Jimmy McIntosh

Personal information
- Full name: James Douglas McIntosh
- Date of birth: 3 August 1936
- Place of birth: Forres, Scotland
- Date of death: 2 October 2016 (aged 80)
- Place of death: Falkirk, Scotland
- Positions: Left half; left back;

Senior career*
- Years: Team / Apps / (Gls)
- –: Forres Mechanics
- 1955–1963: Falkirk / 157 / (2)
- –: Forres Mechanics

International career
- 1956–1958: Scotland U23 / 3 / (0)
- 1958: SFL trial v SFA / 1 / (0)

Managerial career
- Forres Mechanics

= Jimmy McIntosh (footballer, born 1936) =

Scottish footballer

James Douglas McIntosh (3 August 1936 – 2 October 2016) was a Scottish footballer who played for Falkirk, primarily as a left half, although he was a versatile player and also featured as a left back. He was part of the Bairns squad which won the Scottish Cup in 1957, although he did not take part in the match itself, and played in three Scottish Football League fixtures over four days after the cup final to avoid relegation that season.

He played three times for Scotland under-23s and was in consideration for the full squad prior to the 1958 FIFA World Cup, playing in a trial match between a Scottish Football League XI team and a Scottish Football Association team; however shortly afterwards he suffered a knee injury which ruled him out at a crucial time.

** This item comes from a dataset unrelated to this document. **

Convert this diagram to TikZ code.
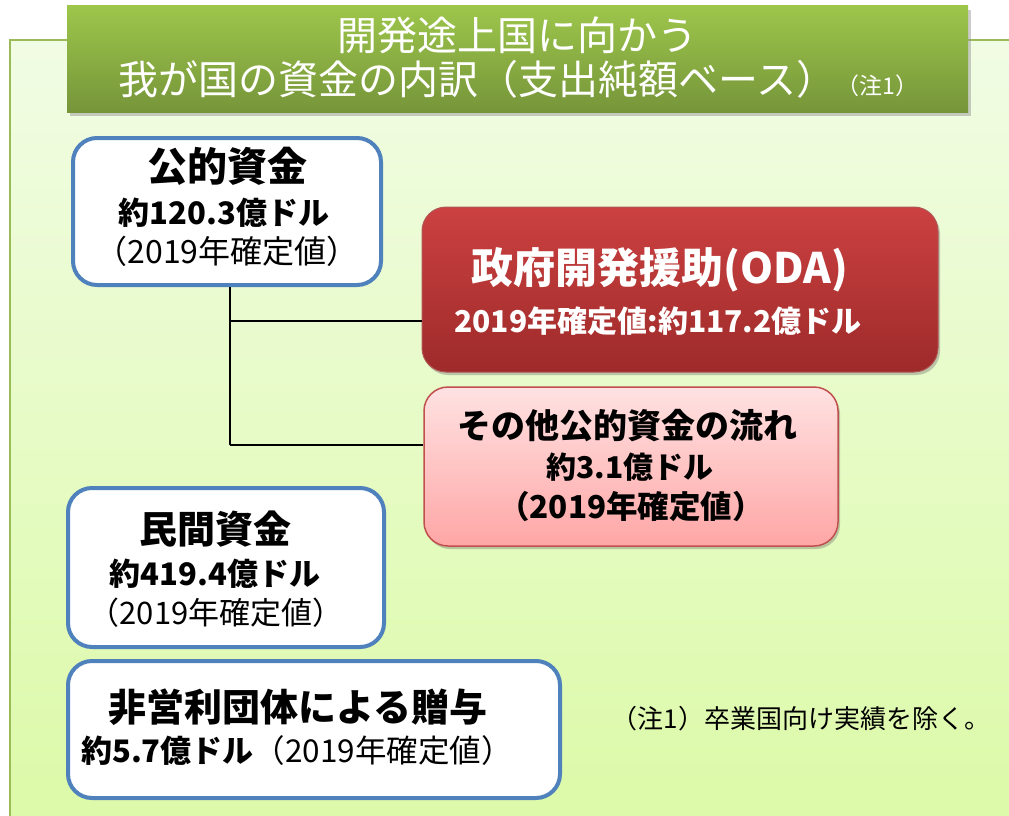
\documentclass[tikz,border=0pt]{standalone}
\usepackage{fontspec}
\setmainfont{Noto Sans CJK JP}
\usetikzlibrary{shadows}
\definecolor{panelT}{HTML}{F1FCE4}
\definecolor{panelB}{HTML}{DCFAA8}
\definecolor{panelE}{HTML}{9BBB59}
\definecolor{titleT}{HTML}{9DC64B}
\definecolor{titleB}{HTML}{76953A}
\definecolor{blueE}{HTML}{4F81BD}
\definecolor{odaT}{HTML}{CC4141}
\definecolor{odaB}{HTML}{9E2A2A}
\definecolor{pinkT}{HTML}{FFE2E2}
\definecolor{pinkB}{HTML}{FFA6A6}
\definecolor{pinkE}{HTML}{C0504D}
\tikzset{
  bluebox/.style={draw=blueE, line width=4pt, fill=white, rounded corners=24pt, align=center, inner sep=0pt},
  odabox/.style={rounded corners=24pt, top color=odaT, bottom color=odaB, draw=odaB!80!white, line width=1pt, align=center, inner sep=0pt, text=white},
  pinkbox/.style={rounded corners=24pt, top color=pinkT, bottom color=pinkB, draw=pinkE, line width=1.5pt, align=center, inner sep=0pt},
  conn/.style={black, line width=1.3pt},
  softshadow/.style={drop shadow={shadow xshift=2pt, shadow yshift=-3pt, opacity=0.35, fill=black!60}}
}
\begin{document}
\begin{tikzpicture}[x=1pt,y=-1pt]
\useasboundingbox (0,0) rectangle (1009,816);
\fill[white] (0,0) rectangle (1009,816);
% panel
\shade[top color=panelT, bottom color=panelB] (10,40) rectangle (1012,820);
\draw[panelE, line width=2pt] (1012,40) -- (10,40) -- (10,820);
% title
\fill[black!40, opacity=0.5] (70,10) rectangle (971,116);
\shade[top color=titleT, bottom color=titleB] (67,6) rectangle (968,112);
\node[text=white, font=\fontsize{40}{42}\selectfont] (t1) at (517,35) {開発途上国に向かう};
\node[text=white, font=\fontsize{40}{42}\selectfont, anchor=base west] (t2) at (115,94) {我が国の資金の内訳（支出純額ベース）\fontsize{23}{25}\selectfont（注1）};
% boxes
\node[bluebox, minimum width=308pt, minimum height=147pt] (pub) at (227,211.5) {};
\node[font=\bfseries\fontsize{40}{42}\selectfont] at (227,166) {公的資金};
\node[font=\bfseries\fontsize{31}{34}\selectfont] at (224,213) {約120.3億ドル};
\node[font=\fontsize{32}{34}\selectfont] at (227,251) {（2019年確定値）};

\node[odabox, softshadow, minimum width=516pt, minimum height=165pt] (oda) at (680,289.5) {};
\node[text=white, font=\bfseries\fontsize{42}{44}\selectfont] at (660,270) {政府開発援助(ODA)};
\node[text=white, font=\bfseries\fontsize{30}{32}\selectfont] at (658,321) {2019年確定値:約117.2億ドル};

\node[pinkbox, softshadow, minimum width=414pt, minimum height=159pt] (oth) at (631,466.5) {};
\node[font=\bfseries\fontsize{34}{36}\selectfont] at (627,426) {その他公的資金の流れ};
\node[font=\bfseries\fontsize{30}{34}\selectfont] at (630,467) {約3.1億ドル};
\node[font=\bfseries\fontsize{31.5}{34}\selectfont] at (631,507) {（2019年確定値）};

\node[bluebox, minimum width=316pt, minimum height=159pt] (pri) at (226,567.5) {};
\node[font=\bfseries\fontsize{38}{40}\selectfont] at (215,529) {民間資金};
\node[font=\bfseries\fontsize{31}{34}\selectfont] at (215,574) {約419.4億ドル};
\node[font=\fontsize{31}{34}\selectfont] at (216,613) {（2019年確定値）};

\node[bluebox, minimum width=492pt, minimum height=137pt] (npo) at (314,729.5) {};
\node[font=\bfseries\fontsize{38}{40}\selectfont] at (298,707) {非営利団体による贈与};
\node[font=\fontsize{31}{34}\selectfont] at (297,751) {\bfseries 約5.7億ドル\mdseries\fontsize{31.5}{34}\selectfont（2019年確定値）};

\node[font=\fontsize{26}{28}\selectfont] (note) at (801,719) {（注1）卒業国向け実績を除く。};

% connectors
\coordinate (j1) at (230,321);
\coordinate (j2) at (230,445);
\draw[conn] (pub.south -| j1) -- (j2);
\draw[conn] (j1) -- (j1 -| oda.west);
\draw[conn] (j2) -- (j2 -| oth.west);
\end{tikzpicture}
\end{document}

Either side of his eight-year senior spell at Falkirk, he played for hometown team Forres Mechanics in the Highland League and also managed the club, leading them to a Scottish Qualifying Cup win soon after his arrival (the only time they claimed the trophy). In later life he alternated between the towns in various business ventures, particularly the development of public houses.